What if the Internet does not work?
Every once in a while you’ll check into a hotel where the Wi-Fi is just terrible. Excuses won’t help you connect. You need a plan.
The first step is to call reception and ask for assistance. Sometimes they can restart the router or restore your connection. But it doesn’t always work, or it’s just a temporary solution. I can almost guarantee you’re not the first person to complain about slow WiFi, and even a quick glance at guest reviews would likely reveal the problem before you book.
Another solution: move to another room. Some rooms are too far from the hotspot. Hotels understand that some customers need a faster connection, and they’ll probably be happy to comply.
Can you check out of your hotel early and request a refund if the connection is too slow? Perhaps. If the property advertises a fast internet connection on its site — anything above 25 Mbps — you have a good chance. Run a speed test to document your internet speed. Make sure the property has a chance to fix it before you leave.
Renting an access point is also a great temporary solution. That’s what Richie Fink, a retired biosafety officer from Andover, Mass., did on a recent trip to Switzerland.
“It was reliable and fast,” he recalls. “I had a strong signal everywhere I went.”
But perhaps the most effective solution is to let your hotel know that a fast, reliable internet connection is a utility. Not having one is like having a hotel room without running water or electricity. If enough guests point out this simple truth, we’ll all be online in no time.
Here are some other connection strategies
Check reviews. Hotel reviews almost always contain information about in-room connectivity. “You can rely on user reviews to give you the most accurate account of hotel internet quality,” says Aseem Kishore, CEO of Help Desk Geek. Look for hotels that have positive reviews before deciding on your accommodation.
Be comfortable with your gear. “Practice connecting your smartphone to your laptop,” advises Edward Hasbrouck, avid traveler and privacy advocate. He says that many phone plans allow you to connect your phone to your laptop as a wireless data modem, providing fast connection speeds. But it can also drain your data, so be careful.

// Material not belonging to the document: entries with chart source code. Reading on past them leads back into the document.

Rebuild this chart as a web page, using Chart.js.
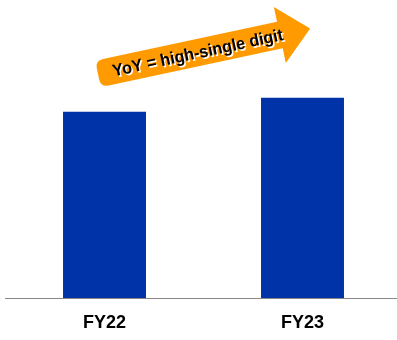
<!DOCTYPE html>
<html>
<head>
<meta charset="utf-8">
<script src="https://cdn.jsdelivr.net/npm/chart.js@4/dist/chart.umd.min.js"></script>
<style>
  html, body { margin: 0; padding: 0; background: #fff; overflow: hidden; }
  /* a bit wider than the window: the axis runs off the right edge in the original */
  #wrap { width: 402px; height: 340px; }
</style>
</head>
<body>
<div id="wrap"><canvas id="chart"></canvas></div>
<script>
// values (FY22 indexed to 100)
var categories = ["FY22", "FY23"]
var revenue = [100, 107.5]
var arrowText = "YoY = high-single digit"

// orange growth arrow drawn on top of the chart
var arrowPlugin = {
    id: 'yoyArrow',
    afterDraw: function(chart) {
        var ctx = chart.ctx
        ctx.save()
        ctx.translate(98, 74)
        ctx.rotate(-12.1 * Math.PI / 180)
        var shaftLen = 186, half = 13.5, headHalf = 28.6, headLen = 31, r = 8
        ctx.fillStyle = "#FF9A00"
        ctx.beginPath()
        ctx.moveTo(r, -half)
        ctx.lineTo(shaftLen, -half)
        ctx.lineTo(shaftLen, -headHalf)
        ctx.lineTo(shaftLen + headLen, 0)
        ctx.lineTo(shaftLen, headHalf)
        ctx.lineTo(shaftLen, half)
        ctx.lineTo(r, half)
        ctx.quadraticCurveTo(0, half, 0, half - r)
        ctx.lineTo(0, -half + r)
        ctx.quadraticCurveTo(0, -half, r, -half)
        ctx.closePath()
        ctx.fill()

        ctx.font = "bold 17px 'Liberation Sans', Arial, sans-serif"
        ctx.textAlign = "center"
        ctx.textBaseline = "middle"
        ctx.shadowColor = "#fff"
        ctx.shadowOffsetX = 1.5
        ctx.shadowOffsetY = 1.5
        ctx.fillStyle = "#000"
        ctx.fillText(arrowText, 102, 1, 174)
        ctx.restore()
    }
}

new Chart(document.getElementById("chart"), {
    type: 'bar',
    data: {
        labels: categories,
        datasets: [{
            data: revenue,
            backgroundColor: "#0033A8",
            categoryPercentage: 1,
            barPercentage: 0.419
        }]
    },
    options: {
        responsive: true,
        maintainAspectRatio: false,
        animation: false,
        layout: { padding: { left: 5.5, right: 0.5, top: 0, bottom: 0 } },
        plugins: { legend: { display: false }, tooltip: { enabled: false } },
        scales: {
            x: {
                grid: { display: false, drawTicks: false },
                border: { display: true, color: "#888", width: 1 },
                ticks: {
                    color: "#000",
                    padding: 14,
                    font: { family: "'Liberation Sans', Arial, sans-serif", size: 18, weight: "bold" }
                },
                afterFit: function(scale) { scale.height = 42 }
            },
            y: { display: false, min: 0, max: 160 }
        }
    },
    plugins: [arrowPlugin]
})
</script>
</body>
</html>
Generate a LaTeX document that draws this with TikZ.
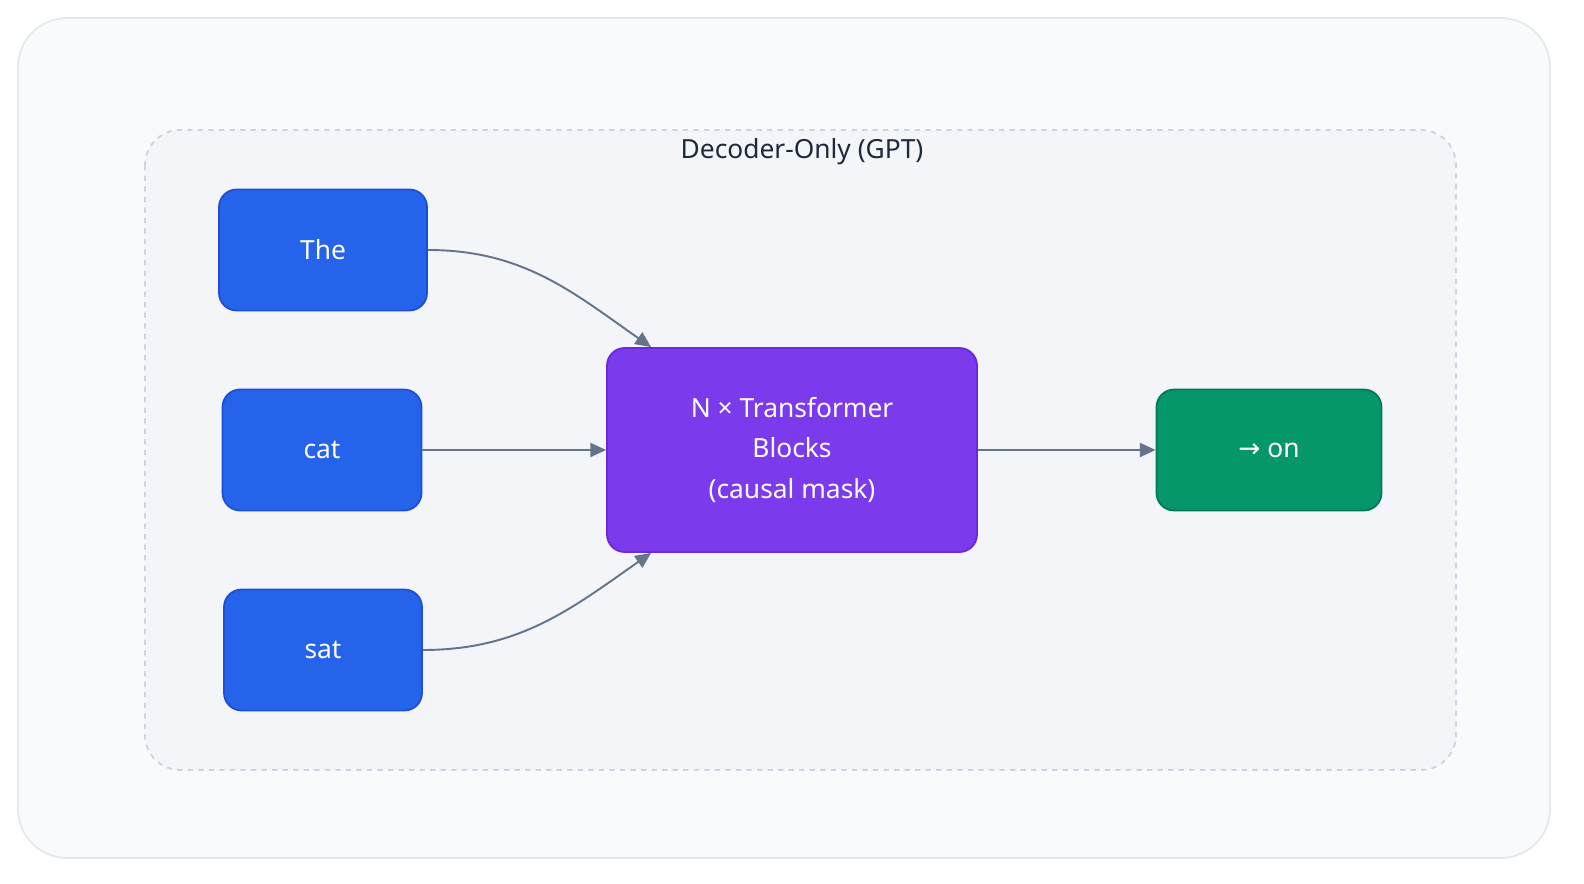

If all else fails, leave. That’s the advice of Crystal Stranger, an accountant who recently rented an apartment in Cape Town, South Africa. “The internet was horrible,” she recalls, “definitely not what was advertised.” After several attempts to fix the slow connection, she left the apartment and found a place with faster Wi-Fi. “Don’t be afraid to leave if it’s really bad,” she advises. Note, however, that you may not be entitled to a refund.